Feb08

Deadmau5 To Rock With Foo Fighters At The Grammys

David Guetta Also To Perform With Lil Wayne and Chris Brown 

Dance music’s cognoscenti (ie—those who pay work in that neck of the music business) are stoked at the announcement that EDM will get it’s share of the spotlight at this year’s Grammy Awards. Nominee Deadmau5 will perform live with The Foo Fighters, while dance-pop crossover sensation David Guetta will raise his hands behind the decks along with Chris Brown and Lil Wayne.

This has already been a red-letter year for dance music makes and fans as far as the traditionally conservative Grammys are concerned. Dubstep sensation Skrillex leads the nominee pack with five to his name, including Best New Artists (the first EDM performer to be nominated.) Deadmau5, Guetta, Swedish House Mafia and Duck Sauce also racked up nods in 2012. But even though Dance Music has had its own categories since 2003, the award show has struggled to find a place onstage for performances by acts whose stage activity involves little more than pushing buttons.

The solution in 2012 is to take the acts off the stage and put them in a 1000 person tent outside of the Staples Center, where the two combined acts will perform for a standing (and hopefully dancing) crowd. This is a novel idea by the typically unimaginative Grammys—although success is certainly not ensured. Anyone remember when MTV decided to have acts perform in hotel rooms at one of their VMA? No? Well, it sucked.

The nature of dance music is almost always in the context of the party (or home headphone listening). The current swell of popularity for dance music has as much to do with the eye-melting visual displays most artist tour with than it does the music itself. And almost all tracks, even the ones with rock/pop/hip-hop elements, work best when played as part of a larger musical set, with peaks and valleys. Not the “three, two , one, go!” format of TV performances. And the fact that this whole production still requires rappers, singers and long-haired guys with guitars onstage shows that acceptance is only half-way there, at least as far as the 40+ crowd who produces (and we suspect watches) the Grammys are concerned.

Best case scenario, this exercise in trying to fit a square peg into a round hole will be respectable, though ultimately forgettable. Worst case, it will mark the point where dance music’s current flash of popularity will begin to rescind as new devotees start to feel co-opted  and potential fans begin to wonder what the fuss is about.

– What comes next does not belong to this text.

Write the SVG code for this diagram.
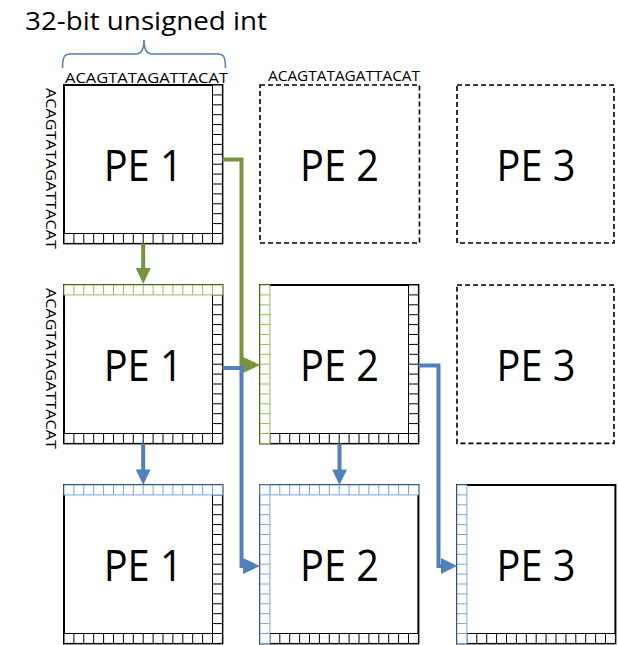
<svg xmlns="http://www.w3.org/2000/svg" width="618" height="645" viewBox="0 0 618 645">
  <style>
    .box{fill:#fff;stroke:#000;stroke-width:2}
    .ghost{fill:none;stroke:#000;stroke-width:1.6;stroke-dasharray:5 3}
    .k{fill:#fff;stroke:#000;stroke-width:1}
    .g{fill:#fff;stroke:#9BBB59;stroke-width:1}
    .b{fill:#fff;stroke:#7AA5DC;stroke-width:1}
    .pe{font-family:"Open Sans","Noto Sans","Liberation Sans",sans-serif;font-size:43px;text-anchor:middle;fill:#000}
    .seq{font-family:"Open Sans","Noto Sans","Liberation Sans",sans-serif;font-size:15px;fill:#000}
    .title{font-family:"Open Sans","Noto Sans","Liberation Sans",sans-serif;font-size:26px;fill:#000}
    .wire{fill:none;stroke-width:4;stroke-linejoin:miter}
    .gw{stroke:#77933C}
    .gf{fill:#77933C}
    .bw{stroke:#4F81BD}
    .bf{fill:#4F81BD}
    .brace{fill:none;stroke:#4F81BD;stroke-width:1.6}
  </style>
  <defs>
    <!-- 16-cell register strips -->
    <g id="hrow">
      <rect x="0" y="0" width="158.4" height="9.9"/>
      <path d="M9.9 0V9.9M19.8 0V9.9M29.7 0V9.9M39.6 0V9.9M49.5 0V9.9M59.4 0V9.9M69.3 0V9.9M79.2 0V9.9M89.1 0V9.9M99 0V9.9M108.9 0V9.9M118.8 0V9.9M128.7 0V9.9M138.6 0V9.9M148.5 0V9.9"/>
    </g>
    <g id="vcol">
      <rect x="0" y="0" width="9.9" height="158.4"/>
      <path d="M0 9.9H9.9M0 19.8H9.9M0 29.7H9.9M0 39.6H9.9M0 49.5H9.9M0 59.4H9.9M0 69.3H9.9M0 79.2H9.9M0 89.1H9.9M0 99H9.9M0 108.9H9.9M0 118.8H9.9M0 128.7H9.9M0 138.6H9.9M0 148.5H9.9"/>
    </g>
  </defs>

  <!-- word-size annotation -->
  <g id="word-size">
    <text class="title" x="25" y="30" textLength="242" lengthAdjust="spacingAndGlyphs">32-bit unsigned int</text>
    <path class="brace" d="M62.5 68C62.5 58 64 54 70 54L136 54C141 54 144 50 144 40C144 50 147 54 152 54L218 54C224 54 225.5 58 225.5 68"/>
  </g>

  <!-- row 1 -->
  <g id="pe1-r1">
    <rect class="box" x="64" y="85" width="158.4" height="158.4"/>
    <use href="#vcol" class="k" x="212.5" y="85"/>
    <use href="#hrow" class="k" x="64" y="233.5"/>
    <text class="pe" x="143.2" y="180.5" textLength="79" lengthAdjust="spacingAndGlyphs">PE 1</text>
    <text class="seq" x="65" y="83" textLength="163" lengthAdjust="spacingAndGlyphs">ACAGTATAGATTACAT</text>
    <text class="seq" transform="translate(45.5 88) rotate(90)" textLength="161" lengthAdjust="spacingAndGlyphs">ACAGTATAGATTACAT</text>
  </g>
  <g id="pe2-r1">
    <rect class="ghost" x="260" y="85" width="159.5" height="158"/>
    <text class="pe" x="339.5" y="180.5" textLength="79" lengthAdjust="spacingAndGlyphs">PE 2</text>
    <text class="seq" x="268" y="81" textLength="152" lengthAdjust="spacingAndGlyphs">ACAGTATAGATTACAT</text>
  </g>
  <g id="pe3-r1">
    <rect class="ghost" x="457" y="85" width="157" height="158"/>
    <text class="pe" x="536" y="180.5" textLength="79" lengthAdjust="spacingAndGlyphs">PE 3</text>
  </g>

  <!-- row 2 -->
  <g id="pe1-r2">
    <rect class="box" x="64" y="285" width="158.4" height="158.4"/>
    <use href="#vcol" class="k" x="212.5" y="285"/>
    <use href="#hrow" class="k" x="64" y="433.5"/>
    <use href="#hrow" class="g" x="64" y="285"/>
    <text class="pe" x="143.2" y="380.5" textLength="79" lengthAdjust="spacingAndGlyphs">PE 1</text>
    <text class="seq" transform="translate(45.5 288) rotate(90)" textLength="161" lengthAdjust="spacingAndGlyphs">ACAGTATAGATTACAT</text>
  </g>
  <g id="pe2-r2">
    <rect class="box" x="260" y="285" width="158.4" height="158.4"/>
    <use href="#vcol" class="k" x="408.5" y="285"/>
    <use href="#hrow" class="k" x="260" y="433.5"/>
    <use href="#vcol" class="g" x="260" y="285"/>
    <text class="pe" x="339.5" y="380.5" textLength="79" lengthAdjust="spacingAndGlyphs">PE 2</text>
  </g>
  <g id="pe3-r2">
    <rect class="ghost" x="457" y="285" width="157" height="158.4"/>
    <text class="pe" x="536" y="380.5" textLength="79" lengthAdjust="spacingAndGlyphs">PE 3</text>
  </g>

  <!-- row 3 -->
  <g id="pe1-r3">
    <rect class="box" x="64" y="485" width="158.4" height="158.4"/>
    <use href="#vcol" class="k" x="212.5" y="485"/>
    <use href="#hrow" class="k" x="64" y="633.5"/>
    <use href="#hrow" class="b" x="64" y="485"/>
    <text class="pe" x="143.2" y="580.5" textLength="79" lengthAdjust="spacingAndGlyphs">PE 1</text>
  </g>
  <g id="pe2-r3">
    <rect class="box" x="260" y="485" width="158.4" height="158.4"/>
    <use href="#hrow" class="k" x="260" y="633.5"/>
    <use href="#hrow" class="b" x="260" y="485"/>
    <use href="#vcol" class="b" x="260" y="485"/>
    <text class="pe" x="339.5" y="580.5" textLength="79" lengthAdjust="spacingAndGlyphs">PE 2</text>
  </g>
  <g id="pe3-r3">
    <rect class="box" x="457" y="485" width="158.4" height="158.4"/>
    <use href="#hrow" class="k" x="457" y="633.5"/>
    <use href="#vcol" class="b" x="457" y="485"/>
    <text class="pe" x="536" y="580.5" textLength="79" lengthAdjust="spacingAndGlyphs">PE 3</text>
  </g>

  <!-- data-flow connectors -->
  <g id="connectors">
    <path class="wire gw" d="M222.4 159.5H241.5V365H245"/>
    <polygon class="gf" points="243,357 243,373 260,365"/>
    <path class="wire gw" d="M143.2 243.4V269"/>
    <polygon class="gf" points="135.7,268 150.7,268 143.2,284"/>

    <path class="wire bw" d="M222.4 368H241.5V566H245"/>
    <polygon class="bf" points="243,558 243,574 260,566"/>
    <path class="wire bw" d="M143.2 443.4V470.5"/>
    <polygon class="bf" points="135.7,469.5 150.7,469.5 143.2,485"/>

    <path class="wire bw" d="M418.4 365.5H438.5V566H443"/>
    <polygon class="bf" points="441,558 441,574 457,566"/>
    <path class="wire bw" d="M339.5 443.4V470.5"/>
    <polygon class="bf" points="332,469.5 347,469.5 339.5,485"/>
  </g>
</svg>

Maybe I’m wrong. Maybe the Grammys will pull off a coup similar to when they ask Christian Aguilera (dressed in all white with bleach blonde hair) to pay tribute to the departed James Brown. It was a decision that took some serious gonads and ended up being the most inspired performance of 2007. But more likely it’ll end up like the last time EDM grabbed the mainstream spotlight, when The Prodigy performed their hit “Breathe” on MTVs Fashionably Loud special, with cringe-worthy results.